Call it selective efficiency. When there’s the option to keep a salary down—despite the rising cap, running backs’ franchise-tag number has dropped over the past five years—teams never miss it. Every franchise has a different concept of value—some love trading picks for players, some hoard mid-round picks. The only thing universally valued by NFL teams is paying as little money to the players as they can.

Now, there are ways to force teams to spend. A team must spend 89 percent of its available cap space over a four-year period. However, they get to keep rollover cap space, meaning teams can stockpile massive amounts of cap space in order to give one mega-contract. This is how Jimmy Garoppolo signed a deal giving him the largest cap hit in history, $37 million this year. San Francisco had a salary cap of $233 million this year if you include rollover space.

Among the top 20 cash earners in NFL history, there are three defensive players: Julius Peppers, Ndamukong Suh, and Darrelle Revis. All of them found a way to reach free agency at least once, and in Peppers’s and Revis’s cases, twice. But 16 of the top 20 earners in history are quarterbacks. This is the conundrum for a player like Thomas: If he tried to reach free agency when his first contract was up, the Seahawks could have franchise-tagged him into oblivion. When he tried to get a new contract this time, his holdout didn’t force a trade or extension talks, and then he got injured. The fact Kirk Cousins had to pull one of the NFL’s best escape acts to get out of Washington and land his fully guaranteed deal tells you a lot about the state of the modern NFL player: It takes a lot to ever see your full value.

Are there fair teams? Sure. But the problem is they don’t do all that much winning. Rick Gosselin wrote two years ago in the Dallas News that Cowboys owner Jerry Jones “has spent lavishly on his players, setting up the Tony Romos, Jason Wittens, Dez Bryants, Sean Lees, Tyron Smiths, and Travis Frederickses for life. So free-spending has he been with his star players that the Cowboys have been annually squeezed by the salary cap with little money left to spend on free agents.” It is a copycat league and I promise you that at the moment, no one is trying to copy the Dallas Cowboys.

NFL teams have 90 players in training camp and 53 during the season, so there are far more players to pay than the NBA’s 15. In football, even those stars with the most leverage can’t get teams to move off their contract structures. Rodgers explored “non-traditional” options during his recent negotiation with the Packers and he couldn’t get them. “Ultimately, I don’t think the NFL is ready for those type of contracts and willing to go in some of those directions,” Rodgers said shortly after he signed. If he cannot get leverage for a paradigm-changing deal, there’s little hope for anyone else.

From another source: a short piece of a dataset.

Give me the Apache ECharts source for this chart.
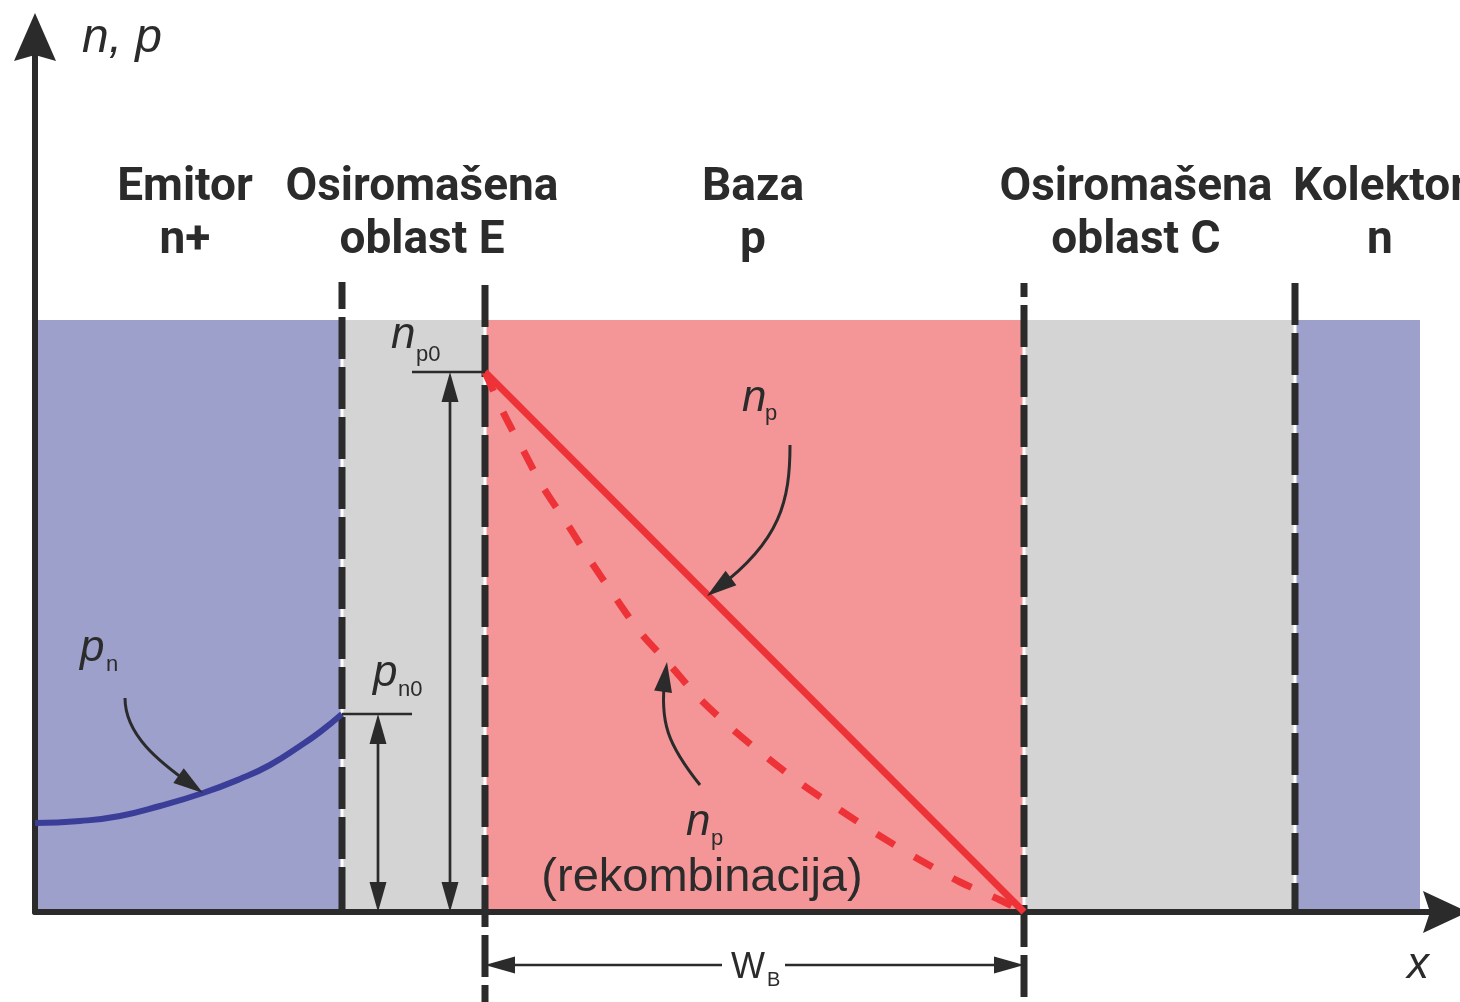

Thomas flipped off his own team on Sunday. It was the end of a very long struggle, and the beginning of a bigger one for many players like him. “I think that’s the crazy part of our business. If he doesn’t come, then he’s not a team player,” Bobby Wagner told reporters. “If he does come and he gets hurt, then it’s, ‘He shouldn’t have come.’ So it’s a position that we get put in often, and it’s an unfortunate situation.”